U.S. Secretary of State Hillary Clinton’s upcoming visit to Armenia and Azerbaijan is unlikely to prove decisive for the long-awaited resolution of the Nagorno-Karabakh conflict, a spokesman for President Serzh Sarkisian’s Republican Party (HHK) said on Thursday.
Clinton is due to hold talks with the Armenian and Azerbaijani leaders Sunday on a tour of Eastern Europe and the South Caucasus. U.S. officials have said she will press both sides to finalize the “basic principles” of a Karabakh settlement proposed by the United States, Russia and France.

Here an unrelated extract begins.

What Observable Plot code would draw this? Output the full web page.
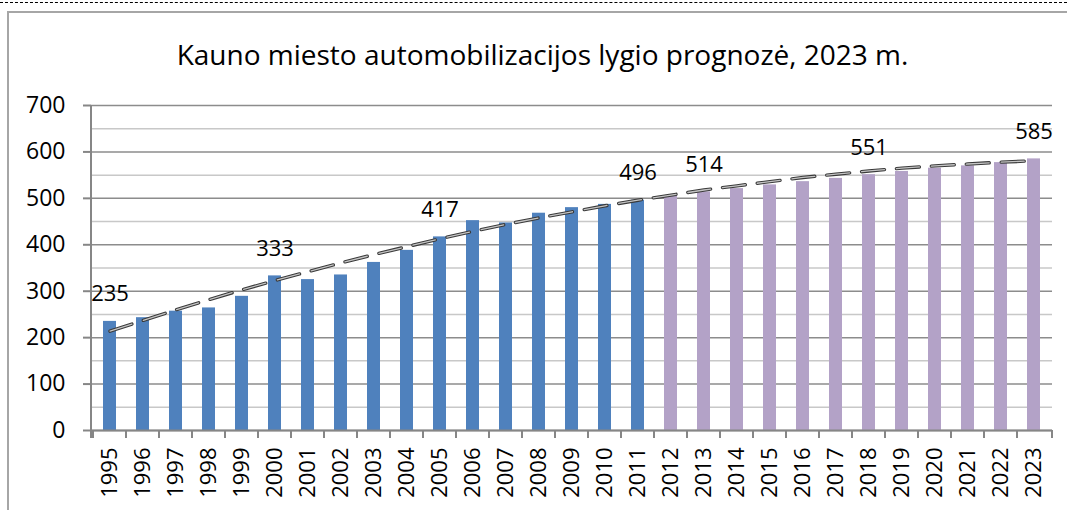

The HHK spokesman, Eduard Sharmazanov, said he does not expect a breakthrough in the talks because “Azerbaijan is not prepared for the conflict’s resolution.” Like other senior Armenian officials, he accused Baku of seeking to torpedo the peace process.
“There is no need to put pressure on Armenia,” Sharmazanov told RFE/RL’s Armenian service. “Armenia is acting like a reliable partner, and it is Azerbaijan that must prove that it wants peace in the region.”
Representatives of the country’s leading opposition forces echoed Sharmazanov’s skepticism. “I don’t see big progress in the near future,” Davit Shahnazarian of the Armenian National Congress (HAK) alliance told a news conference.
Giro Manoyan, the foreign policy spokesman for the Armenian Revolutionary Federation (Dashnaktsutyun), claimed that the Azerbaijani leadership is not prepared for “real steps” to end the Karabakh dispute. “So on the Karabakh issue, Clinton will come away empty-handed,” he predicted, speaking to RFE/RL.
Both the HAK and Dashnaktsutyun have been very critical of a joint statement on Karabakh that was issued by the U.S., Russian and French presidents on Saturday. The latter urged Sarkisian and Azerbaijani President Ilham Aliyev to “complete the work on the Basic Principles” envisaging a gradual settlement.
Citing those principles, Shahnazarian claimed that the peace process is continuing “to the detriment of Armenia and Karabakh.” “It is not clear what Armenia gets in return,” he said, referring to Armenian withdrawal from occupied Azerbaijani territories sought by the mediators. “Does Nagorno-Karabakh’s security increase? No.”
Official Yerevan’s reaction to the statement was positive, however. Foreign Minister Edward Nalbandian said on Sunday that it reaffirmed the Karabakh Armenians’ right to legitimize the disputed territory’s secession from Azerbaijan.